You will spend most of your smart card application development effort working with one or more reader-side application programming interfaces. A critical question to ask yourself as you design your application is how much of the smart card do you want your application to use. At one extreme, you can design your application to take advantage of some unique features of a particular smart card and use an API that surfaces all of these features to your application program. At the other extreme, your application may not be aware that there is a smart card “down there” at all, when, for example, the card is hidden behind a generic cryptographic interface. Between these two extremes are applications that use cards which conform to specific standards, such as EMV or ISO 7816-4, which can be purchased from many vendors.

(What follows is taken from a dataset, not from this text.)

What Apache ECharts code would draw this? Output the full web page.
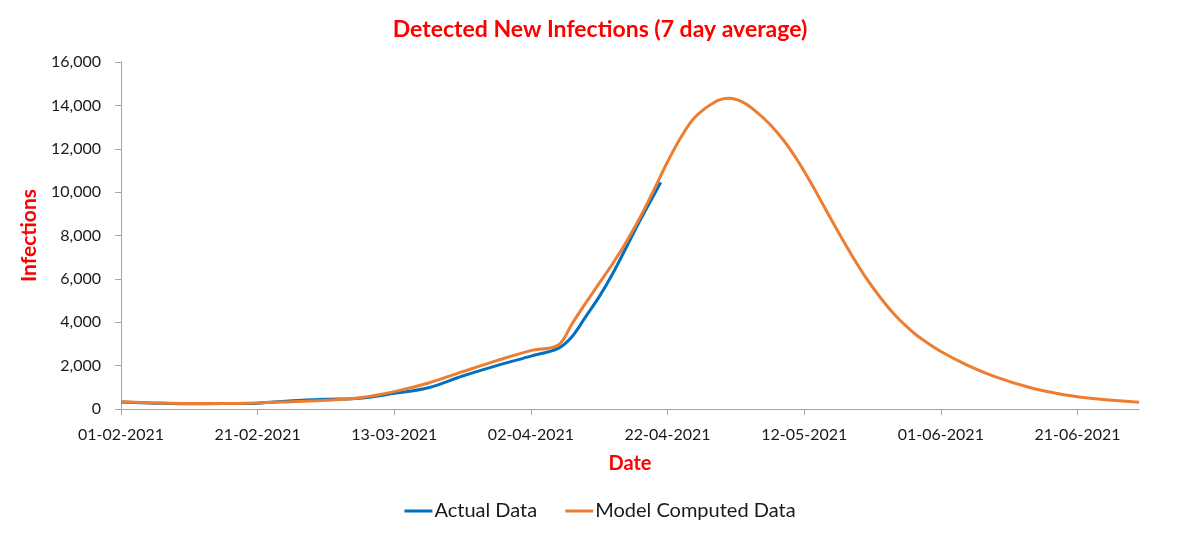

Since a smart card is in fact an active computer rather than just an inert storage device, you will also be faced with the question of what functionality to implement on the host side of your application, and what functionality to implement on the smart card. While it can take a noticeable amount of time to ship data to the smart card and wait for its reply, the calculations it does are done in a secure environment and the parameters that these calculations use are not exposed to compromise. Generally speaking, if it is a public calculation, do it on the host, but if there are aspects of the calculation you don’t want stolen, do it on the card.

A smart card can add significantly new functionalities to almost any application, initially, perhaps, as simply a secure, portable data store, but eventually as an integral part of a truly distributed application. These new functionalities will only be realized if the unique properties of a smart card, particularly its secure computing capabilities, are thoroughly understood and carefully harnessed.